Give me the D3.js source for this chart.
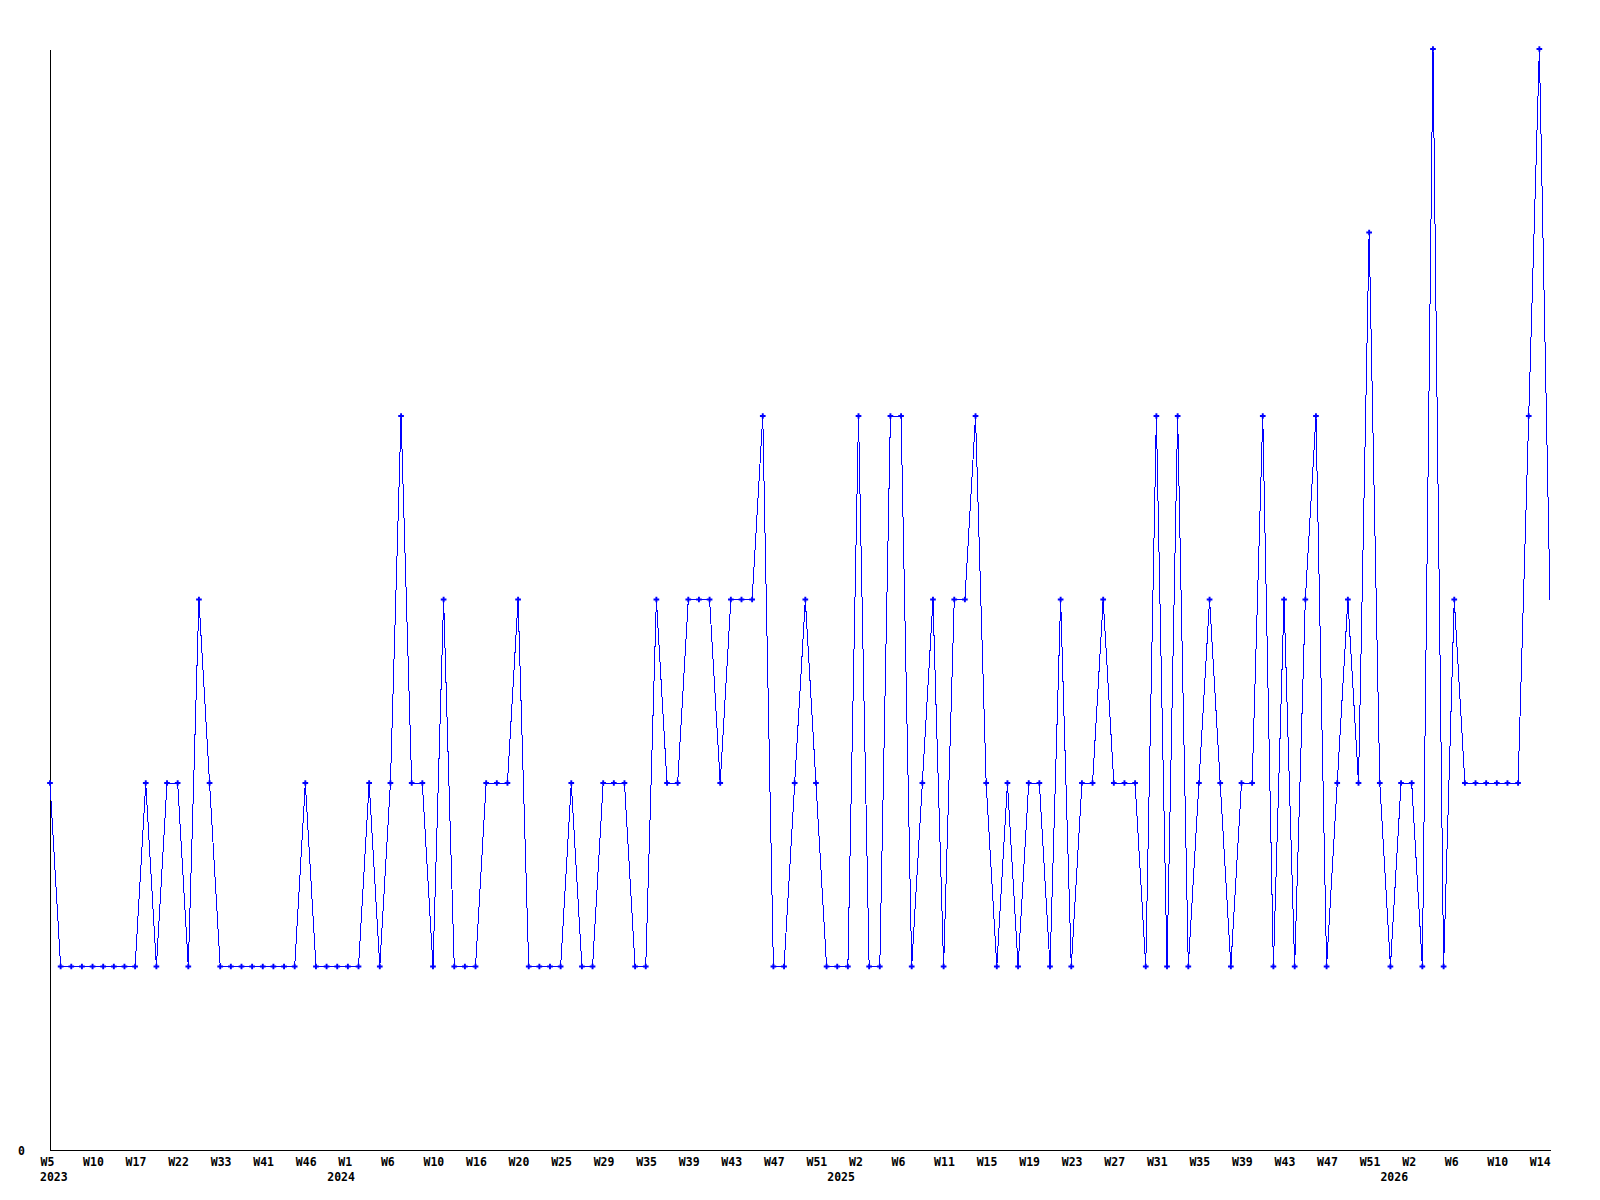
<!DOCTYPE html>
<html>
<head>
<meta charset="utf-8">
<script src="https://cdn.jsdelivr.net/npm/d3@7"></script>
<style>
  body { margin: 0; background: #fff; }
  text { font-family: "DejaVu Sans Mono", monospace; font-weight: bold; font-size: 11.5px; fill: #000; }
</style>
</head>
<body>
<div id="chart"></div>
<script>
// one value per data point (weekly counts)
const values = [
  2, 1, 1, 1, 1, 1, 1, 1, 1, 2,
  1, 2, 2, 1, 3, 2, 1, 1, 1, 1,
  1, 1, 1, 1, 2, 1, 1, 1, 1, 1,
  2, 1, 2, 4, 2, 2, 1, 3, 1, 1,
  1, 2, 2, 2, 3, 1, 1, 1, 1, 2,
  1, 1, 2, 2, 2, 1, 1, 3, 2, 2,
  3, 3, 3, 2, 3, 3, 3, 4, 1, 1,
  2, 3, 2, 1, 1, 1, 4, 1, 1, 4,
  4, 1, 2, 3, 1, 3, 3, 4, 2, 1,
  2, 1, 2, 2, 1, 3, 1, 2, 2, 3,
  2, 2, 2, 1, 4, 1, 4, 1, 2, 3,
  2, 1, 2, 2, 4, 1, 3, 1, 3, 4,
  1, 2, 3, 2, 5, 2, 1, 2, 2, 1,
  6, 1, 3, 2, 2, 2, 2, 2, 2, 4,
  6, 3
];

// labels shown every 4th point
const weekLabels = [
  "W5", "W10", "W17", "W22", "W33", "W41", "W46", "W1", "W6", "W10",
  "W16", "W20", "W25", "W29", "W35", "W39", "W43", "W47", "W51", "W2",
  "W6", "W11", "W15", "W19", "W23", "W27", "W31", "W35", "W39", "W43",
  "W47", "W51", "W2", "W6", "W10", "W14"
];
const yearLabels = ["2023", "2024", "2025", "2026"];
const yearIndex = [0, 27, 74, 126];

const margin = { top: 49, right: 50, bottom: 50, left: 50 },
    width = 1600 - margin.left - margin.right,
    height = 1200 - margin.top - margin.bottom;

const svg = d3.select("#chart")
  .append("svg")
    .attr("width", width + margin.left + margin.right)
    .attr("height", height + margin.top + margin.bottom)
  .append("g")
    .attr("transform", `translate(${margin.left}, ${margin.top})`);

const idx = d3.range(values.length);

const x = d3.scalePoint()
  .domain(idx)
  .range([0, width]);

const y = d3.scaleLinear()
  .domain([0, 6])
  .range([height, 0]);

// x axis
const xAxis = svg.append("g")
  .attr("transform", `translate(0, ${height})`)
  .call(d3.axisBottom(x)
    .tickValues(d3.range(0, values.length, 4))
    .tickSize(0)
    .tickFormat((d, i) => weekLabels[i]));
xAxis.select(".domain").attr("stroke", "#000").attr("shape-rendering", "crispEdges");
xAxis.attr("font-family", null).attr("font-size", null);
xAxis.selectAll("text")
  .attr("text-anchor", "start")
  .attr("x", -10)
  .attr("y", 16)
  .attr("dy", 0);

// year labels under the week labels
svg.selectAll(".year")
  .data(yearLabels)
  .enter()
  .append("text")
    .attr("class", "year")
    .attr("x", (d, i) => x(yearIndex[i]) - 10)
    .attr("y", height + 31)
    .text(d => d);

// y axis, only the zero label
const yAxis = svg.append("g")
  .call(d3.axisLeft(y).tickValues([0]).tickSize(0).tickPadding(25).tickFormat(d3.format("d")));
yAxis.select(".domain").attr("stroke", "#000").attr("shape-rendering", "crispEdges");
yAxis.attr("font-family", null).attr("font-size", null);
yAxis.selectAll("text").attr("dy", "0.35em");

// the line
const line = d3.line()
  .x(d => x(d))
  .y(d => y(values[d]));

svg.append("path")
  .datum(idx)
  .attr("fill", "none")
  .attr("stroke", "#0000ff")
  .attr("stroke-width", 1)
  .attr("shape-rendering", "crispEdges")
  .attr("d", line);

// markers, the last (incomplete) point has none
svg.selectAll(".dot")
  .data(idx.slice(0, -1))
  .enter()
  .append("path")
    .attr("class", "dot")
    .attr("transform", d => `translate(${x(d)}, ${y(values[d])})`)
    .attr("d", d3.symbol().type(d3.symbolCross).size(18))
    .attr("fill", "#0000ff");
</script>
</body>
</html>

-- Direction --
Using the material above, return every line exactly as it appears, minus the pictures.

-- The output --
Give me the D3.js source for this chart.
<!DOCTYPE html>
<html>
<head>
<meta charset="utf-8">
<script src="https://cdn.jsdelivr.net/npm/d3@7"></script>
<style>
  body { margin: 0; background: #fff; }
  text { font-family: "DejaVu Sans Mono", monospace; font-weight: bold; font-size: 11.5px; fill: #000; }
</style>
</head>
<body>
<div id="chart"></div>
<script>
// one value per data point (weekly counts)
const values = [
  2, 1, 1, 1, 1, 1, 1, 1, 1, 2,
  1, 2, 2, 1, 3, 2, 1, 1, 1, 1,
  1, 1, 1, 1, 2, 1, 1, 1, 1, 1,
  2, 1, 2, 4, 2, 2, 1, 3, 1, 1,
  1, 2, 2, 2, 3, 1, 1, 1, 1, 2,
  1, 1, 2, 2, 2, 1, 1, 3, 2, 2,
  3, 3, 3, 2, 3, 3, 3, 4, 1, 1,
  2, 3, 2, 1, 1, 1, 4, 1, 1, 4,
  4, 1, 2, 3, 1, 3, 3, 4, 2, 1,
  2, 1, 2, 2, 1, 3, 1, 2, 2, 3,
  2, 2, 2, 1, 4, 1, 4, 1, 2, 3,
  2, 1, 2, 2, 4, 1, 3, 1, 3, 4,
  1, 2, 3, 2, 5, 2, 1, 2, 2, 1,
  6, 1, 3, 2, 2, 2, 2, 2, 2, 4,
  6, 3
];

// labels shown every 4th point
const weekLabels = [
  "W5", "W10", "W17", "W22", "W33", "W41", "W46", "W1", "W6", "W10",
  "W16", "W20", "W25", "W29", "W35", "W39", "W43", "W47", "W51", "W2",
  "W6", "W11", "W15", "W19", "W23", "W27", "W31", "W35", "W39", "W43",
  "W47", "W51", "W2", "W6", "W10", "W14"
];
const yearLabels = ["2023", "2024", "2025", "2026"];
const yearIndex = [0, 27, 74, 126];

const margin = { top: 49, right: 50, bottom: 50, left: 50 },
    width = 1600 - margin.left - margin.right,
    height = 1200 - margin.top - margin.bottom;

const svg = d3.select("#chart")
  .append("svg")
    .attr("width", width + margin.left + margin.right)
    .attr("height", height + margin.top + margin.bottom)
  .append("g")
    .attr("transform", `translate(${margin.left}, ${margin.top})`);

const idx = d3.range(values.length);

const x = d3.scalePoint()
  .domain(idx)
  .range([0, width]);

const y = d3.scaleLinear()
  .domain([0, 6])
  .range([height, 0]);

// x axis
const xAxis = svg.append("g")
  .attr("transform", `translate(0, ${height})`)
  .call(d3.axisBottom(x)
    .tickValues(d3.range(0, values.length, 4))
    .tickSize(0)
    .tickFormat((d, i) => weekLabels[i]));
xAxis.select(".domain").attr("stroke", "#000").attr("shape-rendering", "crispEdges");
xAxis.attr("font-family", null).attr("font-size", null);
xAxis.selectAll("text")
  .attr("text-anchor", "start")
  .attr("x", -10)
  .attr("y", 16)
  .attr("dy", 0);

// year labels under the week labels
svg.selectAll(".year")
  .data(yearLabels)
  .enter()
  .append("text")
    .attr("class", "year")
    .attr("x", (d, i) => x(yearIndex[i]) - 10)
    .attr("y", height + 31)
    .text(d => d);

// y axis, only the zero label
const yAxis = svg.append("g")
  .call(d3.axisLeft(y).tickValues([0]).tickSize(0).tickPadding(25).tickFormat(d3.format("d")));
yAxis.select(".domain").attr("stroke", "#000").attr("shape-rendering", "crispEdges");
yAxis.attr("font-family", null).attr("font-size", null);
yAxis.selectAll("text").attr("dy", "0.35em");

// the line
const line = d3.line()
  .x(d => x(d))
  .y(d => y(values[d]));

svg.append("path")
  .datum(idx)
  .attr("fill", "none")
  .attr("stroke", "#0000ff")
  .attr("stroke-width", 1)
  .attr("shape-rendering", "crispEdges")
  .attr("d", line);

// markers, the last (incomplete) point has none
svg.selectAll(".dot")
  .data(idx.slice(0, -1))
  .enter()
  .append("path")
    .attr("class", "dot")
    .attr("transform", d => `translate(${x(d)}, ${y(values[d])})`)
    .attr("d", d3.symbol().type(d3.symbolCross).size(18))
    .attr("fill", "#0000ff");
</script>
</body>
</html>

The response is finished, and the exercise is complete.